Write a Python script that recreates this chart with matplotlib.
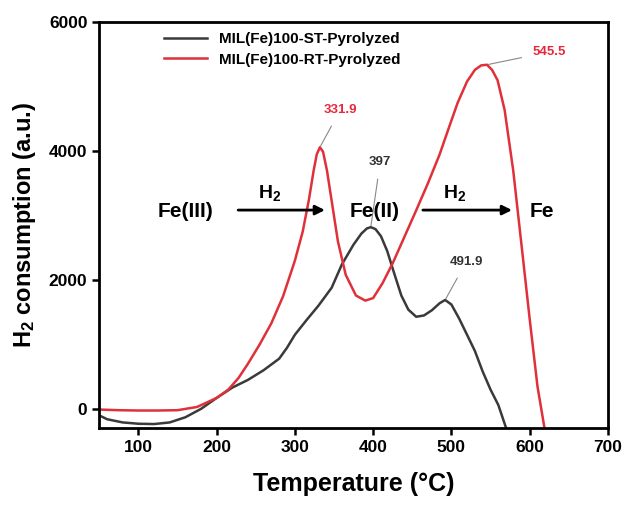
import matplotlib
matplotlib.use('Agg')
import matplotlib.pyplot as plt

plt.rcParams['font.family'] = ['Liberation Sans', 'DejaVu Sans']
plt.rcParams['font.weight'] = 'bold'
plt.rcParams['mathtext.fontset'] = 'custom'
plt.rcParams['mathtext.bf'] = 'Liberation Sans:bold'
plt.rcParams['mathtext.rm'] = 'Liberation Sans:bold'
plt.rcParams['mathtext.default'] = 'bf'

# ST sample (black)
st_temp = [50, 60, 80, 100, 120, 140, 160, 180, 200, 220, 240, 260, 280, 290,
           300, 315, 330, 347, 360, 375, 385, 392, 397, 403, 410, 418, 427, 436, 445,
           455, 465, 475, 485, 492, 500, 510, 520, 530, 540, 550, 560, 570]
st_h2 = [-100, -160, -210, -230, -235, -210, -130, 0, 170, 330, 450, 600, 780, 950,
         1150, 1380, 1600, 1880, 2240, 2550, 2720, 2800, 2820, 2790, 2680, 2450, 2100, 1760, 1540,
         1430, 1450, 1530, 1640, 1690, 1620, 1400, 1150, 900, 580, 300, 60, -300]

# RT sample (red)
rt_temp = [50, 75, 100, 125, 150, 175, 200, 215, 228, 240, 255, 270, 285, 300, 310, 318,
           324, 328, 332, 336, 341, 348, 355, 365, 378, 390, 400, 412, 425, 440, 455, 470,
           485, 497, 508, 520, 530, 538, 545.5, 552, 559, 568, 579, 590, 600, 610, 619]
rt_h2 = [-10, -20, -25, -25, -20, 30, 170, 300, 480, 700, 1000, 1330, 1750, 2300, 2750, 3250,
         3700, 3950, 4060, 3990, 3700, 3150, 2600, 2080, 1760, 1680, 1720, 1950, 2260, 2670, 3080, 3500,
         3950, 4370, 4750, 5080, 5260, 5330, 5340, 5260, 5100, 4640, 3700, 2500, 1400, 350, -300]

# peak labels: (text, peak x, peak y, label x, label y, colour)
peaks = [('331.9', 332, 4060, 358, 4640, '#e8283a'),
         ('397', 397, 2820, 409, 3830, '#333333'),
         ('491.9', 492, 1690, 519, 2280, '#333333'),
         ('545.5', 545.5, 5340, 625, 5540, '#e8283a')]

fig = plt.figure(figsize=(6.28, 5.05), dpi=100)
ax = fig.add_axes([0.158, 0.152, 0.81, 0.804])

ax.plot(st_temp, st_h2, color='#3a3a3a', lw=1.8, label='MIL(Fe)100-ST-Pyrolyzed')
ax.plot(rt_temp, rt_h2, color='#e0303a', lw=1.8, label='MIL(Fe)100-RT-Pyrolyzed')

for txt, px, py, tx, ty, c in peaks:
    ax.annotate(txt, xy=(px, py), xytext=(tx, ty), color=c, fontsize=9.5,
                fontweight='bold', ha='center', va='center',
                arrowprops=dict(arrowstyle='-', color='#888888', lw=0.8,
                                shrinkA=6, shrinkB=1))

# reaction scheme
ax.text(160, 3060, 'Fe(III)', fontsize=15, fontweight='bold', ha='center', va='center')
ax.text(402, 3060, 'Fe(II)', fontsize=15, fontweight='bold', ha='center', va='center')
ax.text(616, 3060, 'Fe', fontsize=15, fontweight='bold', ha='center', va='center')
ax.text(268, 3350, r'H$_2$', fontsize=14, ha='center', va='center')
ax.text(504, 3350, r'H$_2$', fontsize=14, ha='center', va='center')
ax.annotate('', xy=(342, 3085), xytext=(224, 3085),
            arrowprops=dict(arrowstyle='-|>', color='black', lw=2, mutation_scale=14))
ax.annotate('', xy=(581, 3085), xytext=(460, 3085),
            arrowprops=dict(arrowstyle='-|>', color='black', lw=2, mutation_scale=14))

ax.set_xlim(50, 700)
ax.set_ylim(-300, 6000)
ax.set_xticks([100, 200, 300, 400, 500, 600, 700])
ax.set_yticks([0, 2000, 4000, 6000])
ax.tick_params(labelsize=12.5, width=1.8, length=5, direction='out')
for s in ax.spines.values():
    s.set_linewidth(2)

ax.set_xlabel('Temperature (°C)', fontsize=18, fontweight='bold', labelpad=12)
ax.set_ylabel(r'H$_2$ consumption (a.u.)', fontsize=17, fontweight='bold', labelpad=8)

ax.legend(loc='upper left', bbox_to_anchor=(0.10, 1.01), frameon=False,
          prop={'size': 11, 'weight': 'bold'}, handlelength=2.8, labelspacing=0.45)

plt.savefig('out.png', dpi=100)
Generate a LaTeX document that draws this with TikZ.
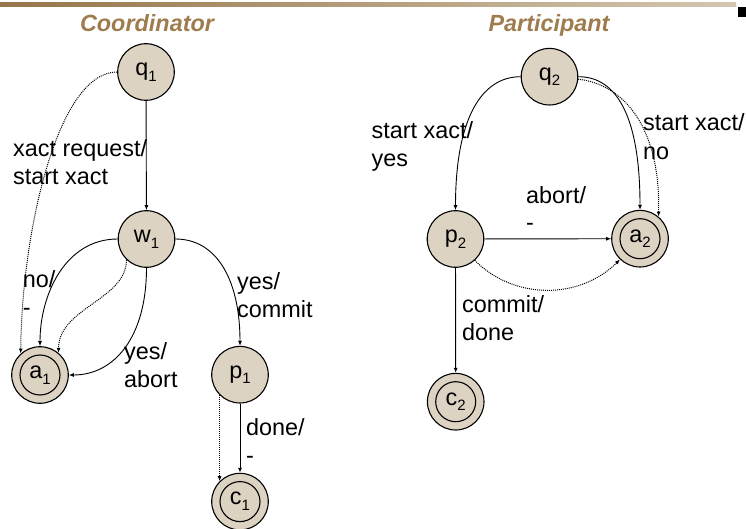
\documentclass[tikz,border=0pt]{standalone}
\usepackage{fontspec}
\setmainfont{Liberation Sans}
\usetikzlibrary{arrows.meta}
\definecolor{nodefill}{RGB}{221,211,195}
\definecolor{titlebrown}{RGB}{158,124,78}
\definecolor{barleft}{RGB}{150,118,74}
\definecolor{barright}{RGB}{212,198,176}
\newcommand{\lsub}[1]{\raisebox{-0.25em}{\fontsize{15}{15}\selectfont #1}}
\begin{document}
\begin{tikzpicture}[x=1pt,y=-1pt,
  txt/.style={font=\fontsize{23.4}{28}\selectfont, inner sep=0pt, align=left, anchor=base west},
  ttl/.style={font=\fontsize{23.4}{28}\selectfont\bfseries\itshape, text=titlebrown, inner sep=0pt, anchor=base},
  state/.style={circle, draw=black, fill=nodefill, line width=1.1pt, minimum size=56.6pt, inner sep=0pt, font=\fontsize{23.4}{28}\selectfont},
  accept/.style={state, path picture={\draw[line width=1.1pt] (path picture bounding box.center) circle (20pt);}},
  arr/.style={line width=0.9pt, -{Latex[length=5pt,width=4pt]}},
  dotarr/.style={line width=1pt, dash pattern=on 1pt off 1pt, -{Latex[length=5pt,width=4pt]}}
]
\useasboundingbox (0,0) rectangle (746,529);
% top bar
\shade[left color=barleft, right color=barright] (0,2.7) rectangle (736,6.7);
\fill[black] (738,7) rectangle (746,17);
% titles
\node[ttl] (tc) at (147,32) {Coordinator};
\node[ttl] (tp) at (549,32) {Participant};
% coordinator states
\node[state] (q1) at (146,72) {q\lsub{1}};
\node[state] (w1) at (146.5,239) {w\lsub{1}};
\node[accept] (a1) at (40,375) {a\lsub{1}};
\node[state] (p1) at (240,374.7) {p\lsub{1}};
\node[accept] (c1) at (240,501.6) {c\lsub{1}};
% participant states
\node[state] (q2) at (549.5,76.7) {q\lsub{2}};
\node[state] (p2) at (455.5,239) {p\lsub{2}};
\node[accept] (a2) at (640,238.7) {a\lsub{2}};
\node[accept] (c2) at (455.7,401.7) {c\lsub{2}};
% coordinator edges
\draw[arr] (q1) -- (w1);
\draw[dotarr] (q1.west) .. controls +(-60,0) and +(1,-120) .. (a1.132);
\draw[arr] (w1.west) .. controls +(-52,0) and +(0,-52) .. (a1.north);
\draw[dotarr] (w1.226) .. controls +(0,40) and +(0,-45) .. (a1.50);
\draw[arr] (w1.south) .. controls +(0,70) and +(45,0) .. (a1.east);
\draw[arr] (w1.east) .. controls +(42,0) and +(0,-65) .. (p1.north);
\draw[arr] (p1) -- (c1);
\draw[dotarr] (p1.225) -- (c1.135);
% participant edges
\draw[arr] (q2.west) .. controls +(-40,0) and +(0,-90) .. (p2.north);
\draw[arr] (q2.east) .. controls +(40,0) and +(0,-90) .. (a2.north);
\draw[dotarr] (q2.-5) .. controls +(45,5) and +(2,-90) .. (a2.50);
\draw[arr] (p2) -- (a2);
\draw[dotarr] (p2.-48) .. controls +(40,40) and +(-40,40) .. (a2.-134);
\draw[arr] (p2) -- (c2);
% labels (anchor = baseline of last line)
\node[txt] (l1) at (13,185) {xact request/\\start xact};
\node[txt] (l2) at (22.7,315) {no/\\-};
\node[txt] (l3) at (124,387) {yes/\\abort};
\node[txt] (l4) at (237,317) {yes/\\commit};
\node[txt] (l5) at (246,463) {done/\\-};
\node[txt] (l6) at (371.5,167) {start xact/\\yes};
\node[txt] (l7) at (643,160) {start xact/\\[1pt]no};
\node[txt] (l8) at (526,231) {abort/\\-};
\node[txt] (l9) at (462,340) {commit/\\done};
\end{tikzpicture}
\end{document}
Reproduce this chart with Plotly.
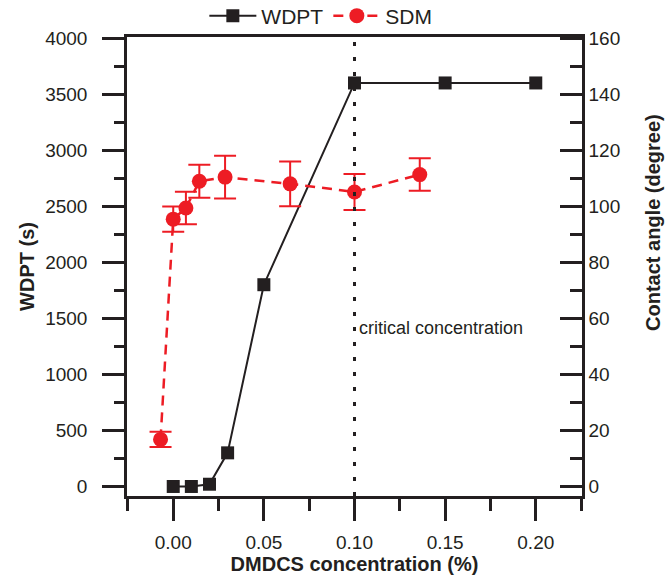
import plotly.graph_objects as go

# WDPT data (left axis)
wdpt_x = [0.00, 0.01, 0.02, 0.03, 0.05, 0.10, 0.15, 0.20]
wdpt_y = [0, 0, 20, 300, 1800, 3600, 3600, 3600]

# SDM contact angle data (right axis)
sdm_x = [-0.007, 0.000, 0.007, 0.0144, 0.0286, 0.0645, 0.100, 0.136]
sdm_y = [16.8, 95.4, 99.4, 108.9, 110.4, 108.0, 105.1, 111.3]
sdm_err = [2.7, 4.5, 5.8, 5.9, 7.6, 8.0, 6.4, 5.8]

x_ticks = [0.00, 0.05, 0.10, 0.15, 0.20]
x_ticklabels = ["0.00", "0.05", "0.10", "0.15", "0.20"]
critical_x = 0.10

BLACK = "#231F20"
RED = "#ED1C24"
FONT = "Arial, Liberation Sans, Helvetica, sans-serif"

W, H = 669, 581

fig = go.Figure()

fig.add_trace(go.Scatter(
    x=wdpt_x, y=wdpt_y, name="WDPT", mode="lines+markers",
    line=dict(color=BLACK, width=2),
    marker=dict(symbol="square", size=13, color=BLACK),
    yaxis="y",
))

fig.add_trace(go.Scatter(
    x=sdm_x, y=sdm_y, name="SDM", mode="lines+markers",
    line=dict(color=RED, width=2.5, dash="10px,7px"),
    marker=dict(symbol="circle", size=15, color=RED),
    error_y=dict(type="data", array=sdm_err, visible=True,
                 color=RED, thickness=2, width=11),
    yaxis="y2",
))

fig.add_shape(type="line", xref="x", yref="paper",
              x0=critical_x, x1=critical_x, y0=0, y1=1,
              line=dict(color=BLACK, width=3, dash="4px,11px"))

fig.add_annotation(text="critical concentration", xref="x", yref="y",
                   x=critical_x, y=1410, xanchor="left", yanchor="middle",
                   xshift=2, showarrow=False,
                   font=dict(family=FONT, size=18, color=BLACK))

fig.add_annotation(text="<b>Contact angle (degree)</b>", xref="paper", yref="paper",
                   x=1.156, y=0.597, xanchor="center", yanchor="middle",
                   textangle=-90, showarrow=False,
                   font=dict(family=FONT, size=20, color=BLACK))

axis_common = dict(
    showgrid=False, zeroline=False, automargin=False,
    showline=True, linecolor=BLACK, linewidth=2.5,
    tickcolor=BLACK, tickwidth=2.5,
    tickfont=dict(family=FONT, size=19, color=BLACK),
)

fig.update_layout(
    width=W, height=H,
    margin=dict(l=127, r=87, t=37, b=85, autoexpand=False),
    paper_bgcolor="white", plot_bgcolor="white",
    font=dict(family=FONT, color=BLACK),
    showlegend=True,
    legend=dict(orientation="h", x=0.17, xanchor="left",
                yref="container", y=1 - 16 / H, yanchor="middle",
                font=dict(family=FONT, size=21, color=BLACK),
                itemwidth=47, bgcolor="rgba(0,0,0,0)"),
    xaxis=dict(
        **axis_common,
        range=[-0.0255, 0.2255],
        tickmode="array", tickvals=x_ticks, ticktext=x_ticklabels,
        ticks="outside", ticklen=22, ticklabelstandoff=5,
        minor=dict(dtick=0.025, tick0=0, ticks="outside", ticklen=12,
                   tickcolor=BLACK, tickwidth=2.5),
        mirror=True,
        title=dict(text="<b>DMDCS concentration (%)</b>",
                   font=dict(family=FONT, size=20, color=BLACK), standoff=6),
    ),
    yaxis=dict(
        **axis_common,
        range=[-85, 4010],
        tick0=0, dtick=500,
        ticks="outside", ticklen=22, ticklabelstandoff=11,
        minor=dict(dtick=250, tick0=0, ticks="outside", ticklen=10,
                   tickcolor=BLACK, tickwidth=2.5),
        title=dict(text="<b>WDPT (s)</b>",
                   font=dict(family=FONT, size=20, color=BLACK), standoff=6),
    ),
    yaxis2=dict(
        **axis_common,
        overlaying="y", side="right",
        range=[-3.4, 160.4],
        tick0=0, dtick=20,
        ticks="inside", ticklen=22,
        minor=dict(dtick=10, tick0=0, ticks="inside", ticklen=12,
                   tickcolor=BLACK, tickwidth=2.5),
    ),
)

# remove the browser's default 8px body margin so the figure fills the window
fig.write_html("out.html",
               config={"displayModeBar": False},
               post_script="document.body.style.margin='0';"
                           "document.body.style.overflow='hidden';")
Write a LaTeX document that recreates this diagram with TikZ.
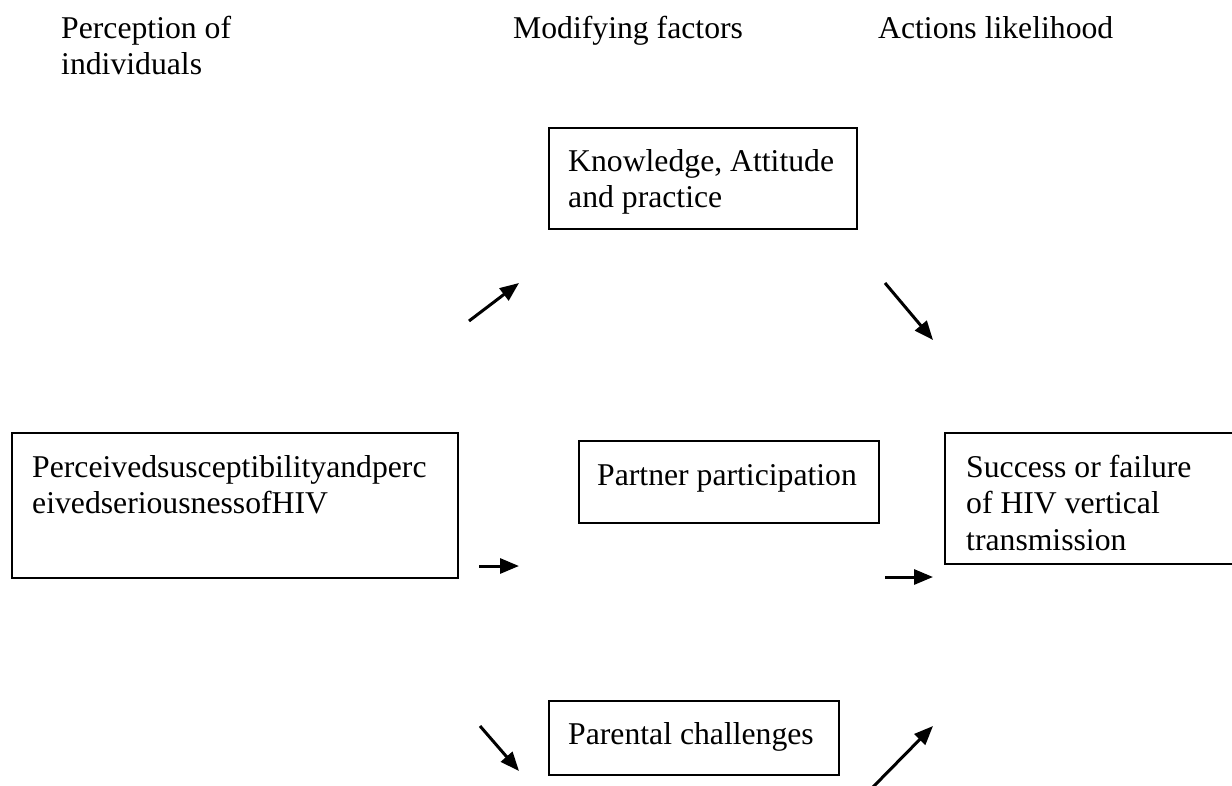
\documentclass[tikz,border=0pt]{standalone}
\usepackage{fontspec}
\setmainfont{Liberation Serif}
\usetikzlibrary{arrows.meta}
\tikzset{
  txt/.style={inner sep=0pt, align=left, anchor=base west, font=\fontsize{31.7}{36.6}\selectfont},
  boxframe/.style={draw, line width=1.8pt, inner sep=0pt, anchor=north west},
  arr/.style={line width=3pt, -{Triangle[length=19pt,width=15pt]}}
}
\begin{document}
\begin{tikzpicture}[x=1pt,y=-1pt]
\path[use as bounding box, fill=white] (0,0) rectangle (1232,785);
% headers
\node[txt] (h1) at (61,74.6) {Perception of\\individuals};
\node[txt] (h2) at (513,38) {Modifying factors};
\node[txt] (h3) at (878,38) {Actions likelihood};
% boxes
\node[boxframe, minimum width=308pt, minimum height=101pt] (kap) at (548,127) {};
\node[txt] (kapt) at (568,207.6) {Knowledge, Attitude\\and practice};
\node[boxframe, minimum width=446pt, minimum height=145pt] (perc) at (11,432) {};
\node[txt] (perct) at (32,513.6) {Perceivedsusceptibilityandperc\\eivedseriousnessofHIV};
\node[boxframe, minimum width=300pt, minimum height=82pt] (part) at (578,440) {};
\node[txt] (partt) at (597,485) {Partner participation};
\node[boxframe, minimum width=300pt, minimum height=131pt] (succ) at (944,432) {};
\node[txt] (succt) at (966,550.2) {Success or failure\\of HIV vertical\\transmission};
\node[boxframe, minimum width=290pt, minimum height=74pt] (pare) at (548,700) {};
\node[txt] (paret) at (568,744) {Parental challenges};
% arrow end points
\coordinate (a1s) at (469,321); \coordinate (a1e) at (519,283);
\coordinate (a2s) at (885,283); \coordinate (a2e) at (933,340);
\coordinate (a3s) at (479,566); \coordinate (a3e) at (519,566);
\coordinate (a4s) at (885,577); \coordinate (a4e) at (933,577);
\coordinate (a5s) at (480,726); \coordinate (a5e) at (519,771);
\coordinate (a6s) at (873,787); \coordinate (a6e) at (933,726);
\draw[arr] (a1s) -- (a1e);
\draw[arr] (a2s) -- (a2e);
\draw[arr] (a3s) -- (a3e);
\draw[arr] (a4s) -- (a4e);
\draw[arr] (a5s) -- (a5e);
\draw[arr] (a6s) -- (a6e);
\end{tikzpicture}
\end{document}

************

Short exercise: Work out how many lines of the listing above include "matplotlib". Answer with the number and nothing more.

Solution for this problem: 4